Two such reliefs were shown in the Maya exhibition that traveled to Venice and Mexico City in 1998 and 1999. Chichen Itza archaeologist Peter Schmidt described one of the reliefs in the exhibition catalog of which he was the co-editor (Schmidt et al. 1998: 532, fig. 67).

According to Schmidt, the figure is a dancer who holds "what seems to be a two-sectioned hand drum like that of Nabalam." He wears a cord belt and pendants similar to those of the supernatural beings called Pawahtuns who were believed to uphold the four corners of the universe. Schmidt describes the object in the figure's right hand:
The scepter represents an ideal transition between serpent scepters and those of the foot of the god Bolon Dzacab of the Classic Maya, and the fan with the serpent foot carried by the ancestral lineage of the Xiu in one of the first colonial documents in Yucatán.

Schmidt identifies cacao fruits among what appear to be grains, fruit, jewels and feathers surrounding the figure. He notes that cacao also appears together with the mythological birds, ninety-six in number, that adorn the upper levels of the Osario.
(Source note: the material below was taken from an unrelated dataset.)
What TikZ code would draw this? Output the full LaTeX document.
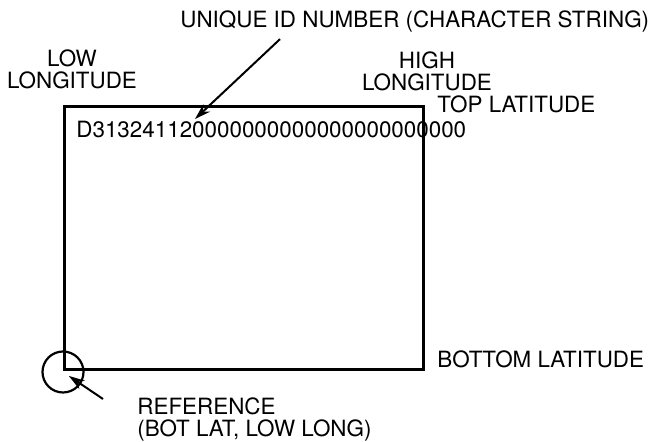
\documentclass[tikz,border=0pt]{standalone}
\usepackage{fontspec}
\setmainfont{TeX Gyre Heros}
\usetikzlibrary{arrows.meta}

\begin{document}
\begin{tikzpicture}[x=0.5pt, y=-0.5pt, font=\fontsize{11.2}{11}\selectfont]
	\tikzstyle{tag} = [anchor=base west, inner sep=0pt]
	\tikzstyle{pair} = [align=center, inner sep=0pt, anchor=north]
	\tikzstyle{arrow} = [line width=1pt, ->, >={Stealth[length=8pt, width=5pt]}]
	\useasboundingbox (0,0) rectangle (666,442);
	% map tile and its corner mark
	\node (tile) [draw, line width=1.4pt, inner sep=0pt, minimum width=179.5pt,
		minimum height=131.5pt, anchor=north west] at (63,105) {};
	\node (refMark) [draw, circle, line width=1.1pt, minimum size=20.5pt, inner sep=0pt]
		at (63,372) {};
	\node (idString) [tag] at (76,138) {D313241120000000000000000000000};
	% labels round the tile
	\node (idLabel) [tag] at (180,28) {UNIQUE ID NUMBER (CHARACTER STRING)};
	\node (lowLong) [pair] at (72,49) {LOW\\LONGITUDE};
	\node (highLong) [pair] at (427,51) {HIGH\\LONGITUDE};
	\node (topLat) [tag] at (437,113) {TOP LATITUDE};
	\node (botLat) [tag] at (437,368) {BOTTOM LATITUDE};
	\node (refLabel) [pair, align=left, anchor=north west] at (137,397)
		{REFERENCE\\(BOT LAT, LOW LONG)};
	\coordinate (idTip) at (195,119);
	\draw [arrow] ([xshift=50pt, yshift=-3pt]idLabel.south west) -- (idTip);
	\draw [arrow, shorten >=3.5pt] ([xshift=-17pt, yshift=-1pt]refLabel.north west) -- (refMark.center);
\end{tikzpicture}
\end{document}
Their faces are those of God K, the serpent-footed deity.

The iconographic program of the Osario also includes Venus symbols in both Maya and Mexican form, feathered serpents, cloud volutes and masks in the Puuc style.

Describing a second figure, who seems to be "captured at the moment of executing a whirling dance," Schmidt points to the bird mask and the tall tiara in the form of a spiral ending in merlons, with a flower in the center. The arms are extended rigidly, with one hand grasping a serpent-headed scepter and the other a musical instrument. Feathery "wings" hang from the arms.

In an article in Arqueología Mexicana, Schmidt (1999) describes the relief sculpture in the second series of photographs as a man with attributes of a serpent and a bird.